What does an appropriate and defensible security program look like? To answer that we need to answer a few questions: What does the organization do? What intellectual property does the organization own? What data does the organization hold? How well-known is the organization? What is the risk appetite of the organization? What are the industry norms for the organization?
The key point is to know what needs protecting and what it needs protecting from. There are no one size fits all solutions. What works in one organization probably won't work as effectively or efficiently in another. Just because another organization is doing something does not mean every organization needs to do the same.
Understand the assets
Before thinking about anything else, know one thing - what needs protecting. What does the organization have that is of value to it? What does the organization have that is of value to others? In the past it was enough to think about the value to others, but with the increase in ransom attacks it is important to consider what happens when the organization's access to something is disrupted. (This should be covered by business continuity and disaster recovery planning anyway.)
Understand the threats
Now examine the real threats to the organization and its assets. This is where it is easy to get lost in the exciting world of fear, uncertainty, and doubt. Remember, security should be boring. Lurene Grenier, a researcher with Immunity, Inc., gave the opening keynote for Cisco Talos Threat Research Summit in June 2018. According to DarkReading's write-up on the keynote Lurene asserts that every organization must be prepared to deal with nation-state actors. This is not a productive approach. Nation-states have near endless resources and the organization being defended likely does not. Too many organizations are focusing on far fetched threats while still missing the security basics.
Not every organization needs to consider nation-state attackers. Not every organization needs to consider sophisticated organized crime. Every organization needs to understand their operation, their assets, and the realistic threats to those. Smaller, not well known, organizations will benefit much more from covering the basics then they will from thinking about nation-states. (Disclaimer: If the organization works with the government, defense industry, certain areas of financial services, critical infrastructure, etc. then nation-states should be considered. Organization size is not the sole factor in play.)

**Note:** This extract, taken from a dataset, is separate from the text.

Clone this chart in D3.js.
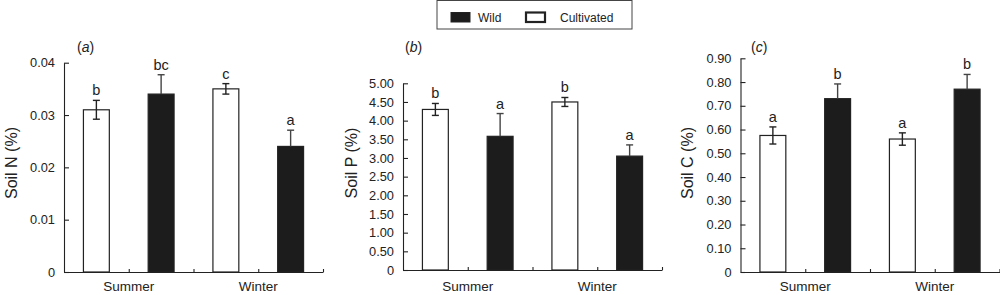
<!DOCTYPE html>
<html>
<head>
<meta charset="utf-8">
<script src="https://cdn.jsdelivr.net/npm/d3@7"></script>
<style>
  html, body { margin:0; padding:0; background:#fff; }
  svg { display:block; }
</style>
</head>
<body>
<div id="chart"></div>
<script>
// ---- data (order: Summer-Cultivated, Summer-Wild, Winter-Cultivated, Winter-Wild)
const seasons = ["Summer", "Winter"];
const groups  = ["Cultivated", "Wild"];
const legendOrder = ["Wild", "Cultivated"];

const soilN    = [0.031, 0.034, 0.035, 0.024];
const soilNErr = [0.0018, 0.0037, 0.0010, 0.0031];
const soilNLet = ["b", "bc", "c", "a"];

const soilP    = [4.30, 3.58, 4.50, 3.05];
const soilPErr = [0.16, 0.61, 0.12, 0.30];
const soilPLet = ["b", "a", "b", "a"];

const soilC    = [0.575, 0.73, 0.56, 0.77];
const soilCErr = [0.036, 0.062, 0.026, 0.062];
const soilCLet = ["a", "b", "a", "b"];

const nTicks = [0, 0.01, 0.02, 0.03, 0.04];
const pTicks = [0, 0.5, 1, 1.5, 2, 2.5, 3, 3.5, 4, 4.5, 5];
const cTicks = [0, 0.1, 0.2, 0.3, 0.4, 0.5, 0.6, 0.7, 0.8, 0.9];

// ---- layout
const W = 1000, H = 295;
const FONT = "'Liberation Sans', Arial, Helvetica, sans-serif";
const INK = "#222";
const BLACK = "#1c1c1c";

const panels = [
  { tag:"a", title:"Soil N (%)", mean:soilN, err:soilNErr, lets:soilNLet, ticks:nTicks,
    x0:64,    x1:323,   yTop:62.7, yBot:272, titleX:17,  tagX:77 },
  { tag:"b", title:"Soil P (%)", mean:soilP, err:soilPErr, lets:soilPLet, ticks:pTicks,
    x0:403,   x1:662,   yTop:83.3, yBot:270, titleX:357, tagX:405 },
  { tag:"c", title:"Soil C (%)", mean:soilC, err:soilCErr, lets:soilCLet, ticks:cTicks,
    x0:740.5, x1:999.5, yTop:58.3, yBot:272, titleX:693, tagX:751 }
];

const svg = d3.select("#chart").append("svg")
  .attr("width", W).attr("height", H)
  .attr("font-family", FONT);

const keys = seasons.flatMap(s => groups.map(g => `${s}|${g}`));
const fmt = d => d === 0 ? "0" : d3.format(".2f")(d);

panels.forEach(p => {
  const g = svg.append("g");
  const yMax = p.ticks[p.ticks.length - 1];

  const x = d3.scaleBand().domain(keys).range([p.x0, p.x1])
    .paddingInner(0.6).paddingOuter(0.3);
  const xs = d3.scaleBand().domain(seasons).range([p.x0, p.x1]);
  const slot = d3.scaleLinear().domain([0, keys.length]).range([p.x0, p.x1]);
  const y = d3.scaleLinear().domain([0, yMax]).range([p.yBot, p.yTop]);

  // y axis, ticks pointing inward
  const yAx = g.append("g").attr("transform", `translate(${p.x0},0)`)
    .call(d3.axisLeft(y).tickValues(p.ticks).tickFormat(fmt)
      .tickSize(-5).tickSizeOuter(0).tickPadding(9));
  // x axis: small inward ticks on slot boundaries
  const xAx = g.append("g").attr("transform", `translate(0,${p.yBot})`)
    .call(d3.axisBottom(slot).tickValues([1, 2, 3, 4]).tickFormat("")
      .tickSize(-3).tickSizeOuter(0));
  [yAx, xAx].forEach(a => {
    a.selectAll("path,line").attr("stroke", INK).attr("stroke-width", 1.1);
    a.selectAll("text").attr("fill", INK).attr("font-family", FONT).attr("font-size", 12.8);
  });

  // bars
  const rows = keys.map((k, i) => ({ k, wild: k.endsWith("Wild"), m: p.mean[i], e: p.err[i], l: p.lets[i] }));
  g.selectAll("rect.bar").data(rows).join("rect").attr("class", "bar")
    .attr("x", d => x(d.k)).attr("width", x.bandwidth())
    .attr("y", d => y(d.m)).attr("height", d => y(0) - y(d.m))
    .attr("fill", d => d.wild ? BLACK : "#fff")
    .attr("stroke", INK).attr("stroke-width", 1.2);

  // error bars (lower half of wild bars is hidden in the black fill)
  const cx = d => x(d.k) + x.bandwidth() / 2;
  const eb = g.selectAll("g.err").data(rows).join("g").attr("class", "err")
    .attr("stroke", d => d.wild ? "#444" : INK).attr("stroke-width", 1.4);
  eb.append("line").attr("x1", cx).attr("x2", cx)
    .attr("y1", d => y(d.m + d.e)).attr("y2", d => d.wild ? y(d.m) : y(d.m - d.e));
  eb.append("line").attr("x1", d => cx(d) - 3.5).attr("x2", d => cx(d) + 3.5)
    .attr("y1", d => y(d.m + d.e)).attr("y2", d => y(d.m + d.e));
  eb.filter(d => !d.wild).append("line")
    .attr("x1", d => cx(d) - 3.5).attr("x2", d => cx(d) + 3.5)
    .attr("y1", d => y(d.m - d.e)).attr("y2", d => y(d.m - d.e));

  // significance letters
  g.selectAll("text.let").data(rows).join("text").attr("class", "let")
    .attr("x", cx).attr("y", d => y(d.m + d.e) - 5)
    .attr("text-anchor", "middle").attr("font-size", 14.5).attr("fill", INK)
    .text(d => d.l);

  // season labels
  g.selectAll("text.season").data(seasons).join("text").attr("class", "season")
    .attr("x", d => xs(d) + xs.bandwidth() / 2).attr("y", 291)
    .attr("text-anchor", "middle").attr("font-size", 13.5).attr("fill", INK)
    .text(d => d);

  // y title
  g.append("text")
    .attr("transform", `translate(${p.titleX},163) rotate(-90)`)
    .attr("text-anchor", "middle").attr("font-size", 16).attr("fill", INK)
    .text(p.title);

  // panel tag
  const t = g.append("text").attr("x", p.tagX).attr("y", 51.5)
    .attr("font-size", 14).attr("fill", INK);
  t.append("tspan").text("(");
  t.append("tspan").attr("font-style", "italic").text(p.tag);
  t.append("tspan").text(")");
});

// ---- legend
const lg = svg.append("g");
lg.append("rect").attr("x", 437).attr("y", 0.5).attr("width", 195).attr("height", 28.5)
  .attr("fill", "#fff").attr("stroke", "#444").attr("stroke-width", 1);
const lx = d3.scaleOrdinal().domain(legendOrder).range([451, 526]);
const li = lg.selectAll("g.item").data(legendOrder).join("g").attr("class", "item")
  .attr("transform", d => `translate(${lx(d)},12.5)`);
li.append("rect").attr("width", 19).attr("height", 9.5)
  .attr("fill", d => d === "Wild" ? BLACK : "#fff")
  .attr("stroke", INK).attr("stroke-width", d => d === "Wild" ? 1 : 2.2);
li.append("text").attr("x", d => d === "Wild" ? 27 : 34).attr("y", 9)
  .attr("font-size", 12).attr("fill", INK).text(d => d);
</script>
</body>
</html>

Understand the appropriate controls
It is not a smart idea to try to build an impenetrable system of security controls. It probably isn't possible and even if it is the productivity of the organization will grind to a halt. Controls need to operate in the real world. That means allowing people the access they need without adding too much friction. That means understanding how the organization works. That means building controls that custom fit the organization, its culture, its customers, and its workforce, not copying from somewhere else.
Focus on controls that can reasonably restrict access and prevent or detect mistakes. Include controls that will facilitate responding to incidents and breaches. Remember that a security program isn't solely about preventing breaches.
Design controls without selecting tools. Tools are not solutions. Tools are a way to make a control operate more efficiently. If the controls can't operate (even with horrible inefficiently) without a specific tool, then I question its ability to operate at all (or its necessity). Think about what you are trying to do and how you are going to do it before listening to vendors! Vendors exist to make money selling their solution - they are not the best source of advice on appropriate controls.
Focus on iterative improvement. Security programs aren't built overnight. Measure what you're doing, know where you want to be, and take small steps to get there.
Look mostly inward not mostly outward. How other organizations are solving problems can be helpful, but those solutions must be adapted to the specific organization.
Is it defensible?
A defensible security program is one that is generally accepted as appropriate for protecting the involved assets. How does an organization determine what is appropriate? The simple answer is, if it can be truthfully explained to outsiders without the need to sugarcoat it, then it is probably appropriate. Auditors and lawyers are helpful here. If during an audit or when answering a security questionnaire you feel the need to stretch the truth, then the organization's program is probably not defensible. Imagine the worst happens and the organization experiences a breach - are you embarrassed by any of security work that is happening (or not happening)?
If you can proudly describe your security program then you're on the right track. Keep learning and evolving as time goes and your program will remain appropriate and defensible forever.